You don’t have to be vegetarian to try the salad, and you don’t have to be an extremist to listen to extreme views.
There’s a certain discomfort that comes from peering over the edge—especially when the abyss you’re staring into is the global financial system. Entertaining “fringe” ideas like a debt collapse, fiat failure, or financial repression by design often gets you labeled a doomer, a crank, or worse. But what if occasionally stepping into that uncomfortable territory is exactly what makes you a better investor?
That’s the central tension I explored in a recent conversation with Francis Hunt (“The Market Sniper”) on the Everyday Investor podcast. It’s a fine line walking between healthy skepticism and outright paranoia — a line everyday investors need to learn well.
Before 2017 I refused to ‘go there’. Once I realised it was all about probabilities, I changed the way I invested, and it worked.
The Taboo of Financial Collapse
Let’s get this out of the way: talking about the possibility of a debt-based collapse or orchestrated fiat failure is still taboo in most circles. Why? Because nobody wants to be the one at the barbecue muttering about the end of the monetary system while everyone else is talking about real estate or the All Blacks. As Hunt puts it, “It’s difficult not to sound conspiratorial, but there is a plan… There’s real planning going on for a far more draconian, digitalized system for the average people.”
But here’s the kicker: ignoring these possibilities doesn’t make them less real. In fact, the reluctance to discuss “doomer” scenarios is itself a form of financial repression—one that keeps investors complacent and unprepared.
Debt, Fiat, and the Quickening
Most people’s understanding of money is fundamentally flawed. Money isn’t just “there”—it’s borrowed into existence. Every mortgage, every government bond, every line of credit is a new IOU stacked on top of the last. As Hunt explains, this system works until it doesn’t: “It’s a pyramid scheme where the success depends on the endless increasing creation of new credit. When the system gets too heavy, it just breaks.”
And here’s where it gets really for every property owner: Is the forty-year bull market finally over? Will interest rates reverse course and start a gradual march higher, thereby crashing the bond market, stocks, and property? Interest payments are eating into government revenues at an accelerating rate. The U.S. now spends a quarter of its tax income just servicing debt. The “quickening” phase is here—the point where slow, incremental problems suddenly become a crisis. Or, as Hemingway said of bankruptcy: “Slowly at first, then all at once.”
Financial Repression: Accident or Design?
Here’s where things get uncomfortable. Is this collapse a result of incompetence, or is it by design? Hunt doesn’t mince words:
“It’s orchestrated. It’s deeply understood at the highest level. It’s not incompetence. It’s intent. It’s a controlled demolition because it’s how they end a particular stage in our history to start a new one.”

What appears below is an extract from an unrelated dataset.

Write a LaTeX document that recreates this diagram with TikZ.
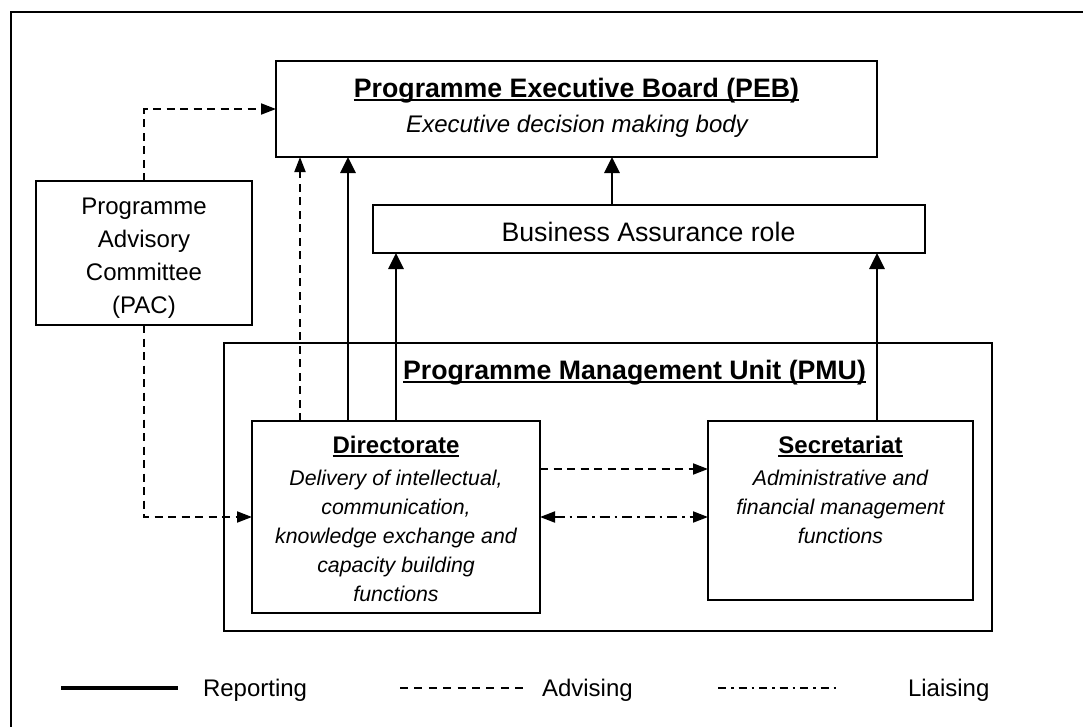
\documentclass[tikz,border=0pt]{standalone}
\usepackage{fontspec}
\setmainfont{Liberation Sans}
\usetikzlibrary{arrows.meta}
\newcommand\thul[1]{\setbox0\hbox{#1}\rlap{\rule[-4pt]{\wd0}{2.5pt}}\box0}
\newcommand\fbig{\fontsize{26.7}{32}\selectfont}
\newcommand\fmid{\fontsize{24}{29}\selectfont}
\newcommand\fsml{\fontsize{21.3}{29}\selectfont}
\begin{document}
\begin{tikzpicture}[x=1pt,y=-1pt,
  box/.style={draw,line width=1.8pt,inner sep=0pt,outer sep=0pt},
  tx/.style={inner sep=0pt,outer sep=0pt,anchor=base},
  txl/.style={inner sep=0pt,outer sep=0pt,anchor=base west},
  rep/.style={line width=2.8pt,-{Triangle[length=16pt,width=15pt]}},
  adv/.style={line width=1.9pt,dash pattern=on 8pt off 5.5pt,-{Triangle[length=15pt,width=11pt]}},
  lia/.style={line width=1.9pt,dash pattern=on 10pt off 5pt on 2.5pt off 5pt,{Triangle[length=15pt,width=11pt]}-{Triangle[length=15pt,width=11pt]}},
]
\useasboundingbox (0,0) rectangle (1083,726);
\clip (0,0) rectangle (1083,726);
% outer frame
\draw[line width=1.2pt] (11,740) -- (11,12) -- (1100,12);

% boxes
\node[box,minimum width=601pt,minimum height=96pt] (peb) at (576.5,109) {};
\node[box,minimum width=552pt,minimum height=48pt] (ba) at (649,229) {};
\node[box,minimum width=216pt,minimum height=144pt] (pac) at (144,253) {};
\node[box,minimum width=768pt,minimum height=288pt] (pmu) at (608,487) {};
\node[box,minimum width=288pt,minimum height=192pt] (dir) at (396,517) {};
\node[box,minimum width=265pt,minimum height=179pt] (sec) at (840.5,510.5) {};

% texts
\node[tx] (pebt) at (576.5,97) {\fbig\bfseries\thul{Programme Executive Board (PEB)}};
\node[tx] (pebs) at (577,132) {\fmid\itshape Executive decision making body};
\node[tx] (bat) at (648.5,241) {\fbig Business Assurance role};
\node[tx] (pac1) at (144,214) {\fmid Programme};
\node[tx] (pac2) at (144,247) {\fmid Advisory};
\node[tx] (pac3) at (144,280) {\fmid Committee};
\node[tx] (pac4) at (144,313) {\fmid (PAC)};
\node[tx] (pmut) at (634.5,379) {\fbig\bfseries\thul{Programme Management Unit (PMU)}};
\node[tx] (dirt) at (396,453) {\fmid\bfseries\thul{Directorate}};
\node[tx] (dir1) at (396,485) {\fsml\itshape Delivery of intellectual,};
\node[tx] (dir2) at (396,514) {\fsml\itshape communication,};
\node[tx] (dir3) at (396,543) {\fsml\itshape knowledge exchange and};
\node[tx] (dir4) at (396,572) {\fsml\itshape capacity building};
\node[tx] (dir5) at (396,601) {\fsml\itshape functions};
\node[tx] (sect) at (840.5,453) {\fmid\bfseries\thul{Secretariat}};
\node[tx] (sec1) at (840.5,485) {\fsml\itshape Administrative and};
\node[tx] (sec2) at (840.5,514) {\fsml\itshape financial management};
\node[tx] (sec3) at (840.5,543) {\fsml\itshape functions};

% connector x/y positions
\coordinate (xa) at (300,0);
\coordinate (xb) at (348,0);
\coordinate (xc) at (612,0);
\coordinate (xd) at (877,0);
\coordinate (ya) at (0,469);

% connectors
\draw[adv] (pac.north) |- (peb.west);
\draw[adv] (pac.south) |- (dir.west);
\draw[adv] (dir.north -| xa) -- (peb.south -| xa);
\draw[rep] (dir.north -| xb) -- (peb.south -| xb);
\draw[rep] (dir.north) -- (ba.south -| dir.north);
\draw[rep] (ba.north -| xc) -- (peb.south -| xc);
\draw[rep] (sec.north -| xd) -- (ba.south -| xd);
\draw[adv] (dir.east |- ya) -- (sec.west |- ya);
\draw[lia] (dir.east) -- (sec.west |- dir.east);

% legend
\coordinate (l1a) at (61,688);
\coordinate (l1b) at (178,688);
\coordinate (l2a) at (400,688);
\coordinate (l2b) at (523,688);
\coordinate (l3a) at (718,688);
\coordinate (l3b) at (836,688);
\draw[line width=3.2pt] (l1a) -- (l1b);
\draw[line width=1.6pt,dash pattern=on 8pt off 6.4pt] (l2a) -- (l2b);
\draw[line width=1.6pt,dash pattern=on 8pt off 5pt on 2.5pt off 5pt] (l3a) -- (l3b);
\node[txl] (lg1) at (203,696) {\fmid Reporting};
\node[txl] (lg2) at (542,696) {\fmid Advising};
\node[txl] (lg3) at (908,696) {\fmid Liaising};
\end{tikzpicture}
\end{document}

That’s a heavy accusation, but it’s not without precedent. Financial repression—keeping interest rates below inflation, devaluing debt, and inflating away obligations—is a well-worn playbook for governments in trouble. The difference now is scale and technology: the next system may be digital, centralised, and even more controlling.
Why Entertain the Doomer View?
So, why even entertain these “doomer” scenarios? Because the mainstream is always late. As Hunt points out, “We’ve gone from the fringe to semi-mainstream now. The bond market is over. The 60/40 portfolio is dead. But two years ago, nobody was talking about this.”
Preparing for the unthinkable isn’t about digging a bunker and hoarding beans. It’s about understanding risk, seeing the system for what it is, and positioning yourself accordingly. Gold and precious metals, for example, aren’t just speculative plays—they’re insurance against systemic failure. As the credibility of debt erodes, gold’s role as a reserve asset only grows stronger1.
Preparation vs. Prepping
There’s value in preparing, but not in being a prepper. The distinction is crucial. Preparation means building resilience: diversifying assets, understanding macro risks, and keeping your eyes open. Prepping, on the other hand, is often rooted in fear and isolation. Hunt sums it up: “There are huge opportunities. You can seize the opportunity that this process is presenting. There’s nothing doomer about that.”
The Real Risk: Not Talking About It
Ultimately, the real danger isn’t in entertaining fringe ideas – it’s in refusing to talk about them at all. Hyper-normalization, as Hunt calls it, is a mass psychosis where every day feels like the last, even as the ground shifts beneath our feet. The investor who never asks uncomfortable questions is the one most likely to get blindsided.
So, is this truth, or doomer porn? The answer is: it’s both, and neither. The edge is where the action is. Sometimes, you have to look over it to see what’s coming.